## Stated goal
Can you set down, exactly as they appear below, the lines from the opening of the material through the one bearing "const canvasRef = useRef<HTMLCanvasElement", minus the pictures?
BEGIN
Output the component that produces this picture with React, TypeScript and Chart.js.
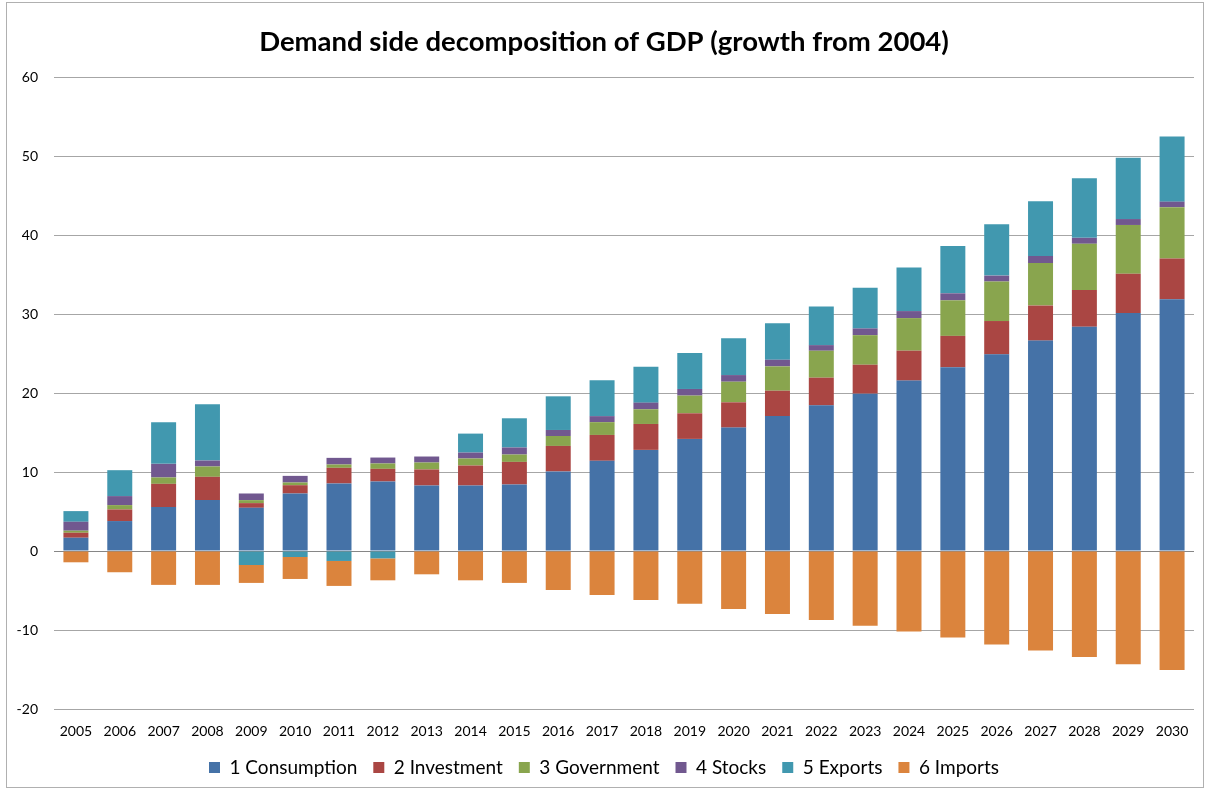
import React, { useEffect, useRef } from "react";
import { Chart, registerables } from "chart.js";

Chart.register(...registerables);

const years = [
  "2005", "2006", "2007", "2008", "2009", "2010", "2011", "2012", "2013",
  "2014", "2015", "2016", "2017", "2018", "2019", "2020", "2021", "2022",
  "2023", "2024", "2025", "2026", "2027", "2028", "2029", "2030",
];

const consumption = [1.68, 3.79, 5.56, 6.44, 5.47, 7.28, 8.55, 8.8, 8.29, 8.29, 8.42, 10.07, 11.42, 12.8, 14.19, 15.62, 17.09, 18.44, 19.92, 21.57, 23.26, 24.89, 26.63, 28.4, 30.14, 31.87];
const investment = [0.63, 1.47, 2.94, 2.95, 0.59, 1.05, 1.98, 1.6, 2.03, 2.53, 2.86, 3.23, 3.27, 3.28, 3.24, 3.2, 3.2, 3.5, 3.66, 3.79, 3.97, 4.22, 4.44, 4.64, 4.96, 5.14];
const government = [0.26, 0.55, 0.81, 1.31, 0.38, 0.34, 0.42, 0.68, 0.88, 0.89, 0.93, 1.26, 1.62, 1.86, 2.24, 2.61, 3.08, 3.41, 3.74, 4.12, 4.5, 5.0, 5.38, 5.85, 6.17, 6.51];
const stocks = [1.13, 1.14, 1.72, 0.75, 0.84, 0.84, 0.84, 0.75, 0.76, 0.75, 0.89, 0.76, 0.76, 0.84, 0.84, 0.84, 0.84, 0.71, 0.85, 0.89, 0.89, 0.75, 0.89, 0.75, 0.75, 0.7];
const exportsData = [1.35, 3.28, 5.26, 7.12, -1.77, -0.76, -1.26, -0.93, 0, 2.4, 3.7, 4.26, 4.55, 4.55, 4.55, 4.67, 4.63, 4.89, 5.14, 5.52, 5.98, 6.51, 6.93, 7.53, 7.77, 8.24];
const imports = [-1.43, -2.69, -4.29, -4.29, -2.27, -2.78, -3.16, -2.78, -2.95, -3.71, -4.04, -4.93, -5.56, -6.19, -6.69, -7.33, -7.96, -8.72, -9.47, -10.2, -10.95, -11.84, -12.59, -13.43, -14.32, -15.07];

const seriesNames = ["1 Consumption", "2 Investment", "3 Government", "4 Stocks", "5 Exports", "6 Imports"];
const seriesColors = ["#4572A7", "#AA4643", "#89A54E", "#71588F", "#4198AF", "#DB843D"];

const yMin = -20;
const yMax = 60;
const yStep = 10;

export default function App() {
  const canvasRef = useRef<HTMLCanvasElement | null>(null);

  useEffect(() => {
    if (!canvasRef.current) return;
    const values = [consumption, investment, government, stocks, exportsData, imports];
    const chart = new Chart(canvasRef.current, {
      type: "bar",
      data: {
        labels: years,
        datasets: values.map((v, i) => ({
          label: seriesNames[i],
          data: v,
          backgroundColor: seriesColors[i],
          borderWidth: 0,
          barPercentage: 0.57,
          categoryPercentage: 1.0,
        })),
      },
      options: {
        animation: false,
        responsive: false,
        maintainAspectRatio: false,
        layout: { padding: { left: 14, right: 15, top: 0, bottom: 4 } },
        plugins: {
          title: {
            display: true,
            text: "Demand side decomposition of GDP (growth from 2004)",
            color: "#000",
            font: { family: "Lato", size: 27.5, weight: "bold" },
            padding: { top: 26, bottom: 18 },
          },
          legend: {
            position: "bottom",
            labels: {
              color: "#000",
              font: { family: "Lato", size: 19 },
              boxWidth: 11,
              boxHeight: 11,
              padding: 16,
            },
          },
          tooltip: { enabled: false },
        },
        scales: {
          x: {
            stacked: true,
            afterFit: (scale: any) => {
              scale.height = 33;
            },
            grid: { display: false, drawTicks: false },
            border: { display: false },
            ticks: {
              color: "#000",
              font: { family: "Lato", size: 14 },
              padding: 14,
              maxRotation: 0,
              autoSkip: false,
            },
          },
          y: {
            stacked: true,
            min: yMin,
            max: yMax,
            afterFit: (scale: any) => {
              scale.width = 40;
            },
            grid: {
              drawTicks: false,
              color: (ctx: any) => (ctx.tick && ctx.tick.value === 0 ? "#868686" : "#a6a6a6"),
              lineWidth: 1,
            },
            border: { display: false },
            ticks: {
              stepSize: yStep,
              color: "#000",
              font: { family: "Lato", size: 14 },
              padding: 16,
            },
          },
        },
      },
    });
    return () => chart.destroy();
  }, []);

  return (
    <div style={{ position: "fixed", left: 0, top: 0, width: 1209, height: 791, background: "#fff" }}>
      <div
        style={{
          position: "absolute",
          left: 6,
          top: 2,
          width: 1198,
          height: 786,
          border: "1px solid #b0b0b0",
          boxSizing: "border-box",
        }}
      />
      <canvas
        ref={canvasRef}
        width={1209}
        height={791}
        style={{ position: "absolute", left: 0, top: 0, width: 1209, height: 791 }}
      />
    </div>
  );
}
END
## Task response
Output the component that produces this picture with React, TypeScript and Chart.js.
import React, { useEffect, useRef } from "react";
import { Chart, registerables } from "chart.js";

Chart.register(...registerables);

const years = [
  "2005", "2006", "2007", "2008", "2009", "2010", "2011", "2012", "2013",
  "2014", "2015", "2016", "2017", "2018", "2019", "2020", "2021", "2022",
  "2023", "2024", "2025", "2026", "2027", "2028", "2029", "2030",
];

const consumption = [1.68, 3.79, 5.56, 6.44, 5.47, 7.28, 8.55, 8.8, 8.29, 8.29, 8.42, 10.07, 11.42, 12.8, 14.19, 15.62, 17.09, 18.44, 19.92, 21.57, 23.26, 24.89, 26.63, 28.4, 30.14, 31.87];
const investment = [0.63, 1.47, 2.94, 2.95, 0.59, 1.05, 1.98, 1.6, 2.03, 2.53, 2.86, 3.23, 3.27, 3.28, 3.24, 3.2, 3.2, 3.5, 3.66, 3.79, 3.97, 4.22, 4.44, 4.64, 4.96, 5.14];
const government = [0.26, 0.55, 0.81, 1.31, 0.38, 0.34, 0.42, 0.68, 0.88, 0.89, 0.93, 1.26, 1.62, 1.86, 2.24, 2.61, 3.08, 3.41, 3.74, 4.12, 4.5, 5.0, 5.38, 5.85, 6.17, 6.51];
const stocks = [1.13, 1.14, 1.72, 0.75, 0.84, 0.84, 0.84, 0.75, 0.76, 0.75, 0.89, 0.76, 0.76, 0.84, 0.84, 0.84, 0.84, 0.71, 0.85, 0.89, 0.89, 0.75, 0.89, 0.75, 0.75, 0.7];
const exportsData = [1.35, 3.28, 5.26, 7.12, -1.77, -0.76, -1.26, -0.93, 0, 2.4, 3.7, 4.26, 4.55, 4.55, 4.55, 4.67, 4.63, 4.89, 5.14, 5.52, 5.98, 6.51, 6.93, 7.53, 7.77, 8.24];
const imports = [-1.43, -2.69, -4.29, -4.29, -2.27, -2.78, -3.16, -2.78, -2.95, -3.71, -4.04, -4.93, -5.56, -6.19, -6.69, -7.33, -7.96, -8.72, -9.47, -10.2, -10.95, -11.84, -12.59, -13.43, -14.32, -15.07];

const seriesNames = ["1 Consumption", "2 Investment", "3 Government", "4 Stocks", "5 Exports", "6 Imports"];
const seriesColors = ["#4572A7", "#AA4643", "#89A54E", "#71588F", "#4198AF", "#DB843D"];

const yMin = -20;
const yMax = 60;
const yStep = 10;

export default function App() {
  const canvasRef = useRef<HTMLCanvasElement | null>(null);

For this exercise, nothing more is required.